▸ **Required task**
Output the material beneath this task exactly, images excluded.

○ ○ ○

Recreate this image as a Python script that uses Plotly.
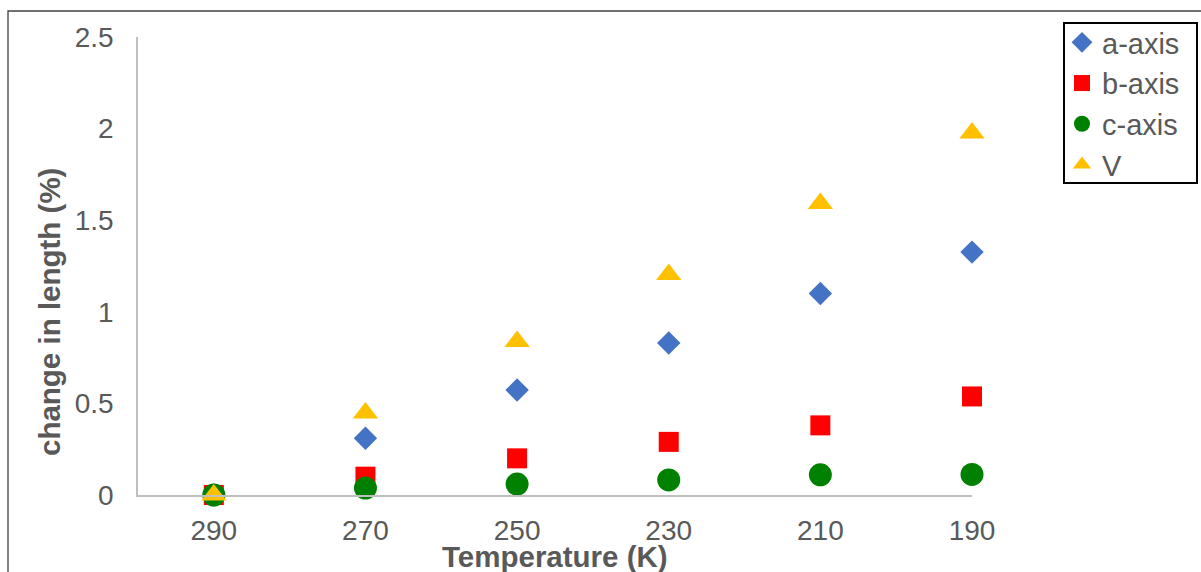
import plotly.graph_objects as go

# Temperature points (K) and percentage change relative to 290 K
temperature = [290, 270, 250, 230, 210, 190]
a_axis = [0.0, 0.31, 0.573, 0.83, 1.10, 1.326]
b_axis = [0.0, 0.10, 0.20, 0.29, 0.38, 0.538]
c_axis = [0.0, 0.038, 0.06, 0.082, 0.11, 0.112]
volume = [0.0, 0.448, 0.838, 1.204, 1.591, 1.976]

x_ticks = [290, 270, 250, 230, 210, 190]
y_ticks = [0, 0.5, 1, 1.5, 2, 2.5]
y_tick_text = ["0", "0.5", "1", "1.5", "2", "2.5"]

W, H = 1201, 572
L, R, T, B = 138, 972, 37, 495  # plot area in pixels

def px_x(p):
    return (p - L) / (R - L)

def px_y(p):
    return (B - p) / (B - T)

FONT = "Liberation Sans, Arial, sans-serif"
GREY = "#595959"

series = [
    ("a-axis", a_axis, "diamond", 18, "#4472C4"),
    ("b-axis", b_axis, "square", 20, "#FF0000"),
    ("c-axis", c_axis, "circle", 23, "#008000"),
    ("V", volume, "triangle-up", 22, "#FFC000"),
]

fig = go.Figure()
for name, vals, sym, size, col in series:
    fig.add_trace(go.Scatter(
        x=temperature, y=vals, mode="markers", name=name,
        marker=dict(symbol=sym, size=size, color=col, line=dict(width=0)),
        cliponaxis=False,
    ))

fig.update_layout(
    width=W, height=H,
    margin=dict(l=L, r=W - R, t=T, b=H - B, pad=0),
    paper_bgcolor="white", plot_bgcolor="white",
    font=dict(family=FONT, size=28, color=GREY),
    showlegend=True,
    legend=dict(
        x=px_x(1062), y=px_y(17), xanchor="left", yanchor="top",
        borderwidth=0, bgcolor="rgba(0,0,0,0)",
        font=dict(family=FONT, size=29, color=GREY),
        tracegroupgap=0, itemsizing="trace",
    ),
    xaxis=dict(
        range=[300, 190], tickvals=x_ticks, ticktext=[str(t) for t in x_ticks],
        showgrid=False, zeroline=False, showline=True, linecolor="#BFBFBF",
        linewidth=1.5, ticks="", ticklabelstandoff=10,
        tickfont=dict(family=FONT, size=28, color=GREY),
    ),
    yaxis=dict(
        range=[0, 2.5], tickvals=y_ticks, ticktext=y_tick_text,
        showgrid=False, zeroline=False, showline=True, linecolor="#BFBFBF",
        linewidth=1.5, ticks="", ticklabelstandoff=17,
        tickfont=dict(family=FONT, size=28, color=GREY),
    ),
    annotations=[
        dict(text="<b>change in length (%)</b>", xref="paper", yref="paper",
             x=px_x(49), y=px_y(312), xanchor="center", yanchor="middle",
             textangle=-90, showarrow=False,
             font=dict(family=FONT, size=29.5, color=GREY)),
        dict(text="<b>Temperature (K)</b>", xref="paper", yref="paper",
             x=0.5, y=px_y(556), xanchor="center", yanchor="middle",
             showarrow=False, font=dict(family=FONT, size=29.5, color=GREY)),
    ],
    shapes=[
        # outer chart frame
        dict(type="rect", xref="paper", yref="paper",
             x0=px_x(8), x1=px_x(1260), y0=px_y(640), y1=px_y(11),
             line=dict(color="#404040", width=1.3), fillcolor="rgba(0,0,0,0)",
             layer="below"),
        # legend frame
        dict(type="rect", xref="paper", yref="paper",
             x0=px_x(1064), x1=px_x(1197), y0=px_y(183), y1=px_y(23),
             line=dict(color="black", width=2), fillcolor="rgba(0,0,0,0)",
             layer="above"),
    ],
)

fig.write_html("out.html")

○ ○ ○

▸ **Answer for this exercise**
Recreate this image as a Python script that uses Plotly.
import plotly.graph_objects as go

# Temperature points (K) and percentage change relative to 290 K
temperature = [290, 270, 250, 230, 210, 190]
a_axis = [0.0, 0.31, 0.573, 0.83, 1.10, 1.326]
b_axis = [0.0, 0.10, 0.20, 0.29, 0.38, 0.538]
c_axis = [0.0, 0.038, 0.06, 0.082, 0.11, 0.112]
volume = [0.0, 0.448, 0.838, 1.204, 1.591, 1.976]

x_ticks = [290, 270, 250, 230, 210, 190]
y_ticks = [0, 0.5, 1, 1.5, 2, 2.5]
y_tick_text = ["0", "0.5", "1", "1.5", "2", "2.5"]

W, H = 1201, 572
L, R, T, B = 138, 972, 37, 495  # plot area in pixels

def px_x(p):
    return (p - L) / (R - L)

def px_y(p):
    return (B - p) / (B - T)

FONT = "Liberation Sans, Arial, sans-serif"
GREY = "#595959"

series = [
    ("a-axis", a_axis, "diamond", 18, "#4472C4"),
    ("b-axis", b_axis, "square", 20, "#FF0000"),
    ("c-axis", c_axis, "circle", 23, "#008000"),
    ("V", volume, "triangle-up", 22, "#FFC000"),
]

fig = go.Figure()
for name, vals, sym, size, col in series:
    fig.add_trace(go.Scatter(
        x=temperature, y=vals, mode="markers", name=name,
        marker=dict(symbol=sym, size=size, color=col, line=dict(width=0)),
        cliponaxis=False,
    ))

fig.update_layout(
    width=W, height=H,
    margin=dict(l=L, r=W - R, t=T, b=H - B, pad=0),
    paper_bgcolor="white", plot_bgcolor="white",
    font=dict(family=FONT, size=28, color=GREY),
    showlegend=True,
    legend=dict(
        x=px_x(1062), y=px_y(17), xanchor="left", yanchor="top",
        borderwidth=0, bgcolor="rgba(0,0,0,0)",
        font=dict(family=FONT, size=29, color=GREY),
        tracegroupgap=0, itemsizing="trace",
    ),
    xaxis=dict(
        range=[300, 190], tickvals=x_ticks, ticktext=[str(t) for t in x_ticks],
        showgrid=False, zeroline=False, showline=True, linecolor="#BFBFBF",
        linewidth=1.5, ticks="", ticklabelstandoff=10,
        tickfont=dict(family=FONT, size=28, color=GREY),
    ),
    yaxis=dict(
        range=[0, 2.5], tickvals=y_ticks, ticktext=y_tick_text,
        showgrid=False, zeroline=False, showline=True, linecolor="#BFBFBF",
        linewidth=1.5, ticks="", ticklabelstandoff=17,
        tickfont=dict(family=FONT, size=28, color=GREY),
    ),
    annotations=[
        dict(text="<b>change in length (%)</b>", xref="paper", yref="paper",
             x=px_x(49), y=px_y(312), xanchor="center", yanchor="middle",
             textangle=-90, showarrow=False,
             font=dict(family=FONT, size=29.5, color=GREY)),
        dict(text="<b>Temperature (K)</b>", xref="paper", yref="paper",
             x=0.5, y=px_y(556), xanchor="center", yanchor="middle",
             showarrow=False, font=dict(family=FONT, size=29.5, color=GREY)),
    ],
    shapes=[
        # outer chart frame
        dict(type="rect", xref="paper", yref="paper",
             x0=px_x(8), x1=px_x(1260), y0=px_y(640), y1=px_y(11),
             line=dict(color="#404040", width=1.3), fillcolor="rgba(0,0,0,0)",
             layer="below"),
        # legend frame
        dict(type="rect", xref="paper", yref="paper",
             x0=px_x(1064), x1=px_x(1197), y0=px_y(183), y1=px_y(23),
             line=dict(color="black", width=2), fillcolor="rgba(0,0,0,0)",
             layer="above"),
    ],
)

fig.write_html("out.html")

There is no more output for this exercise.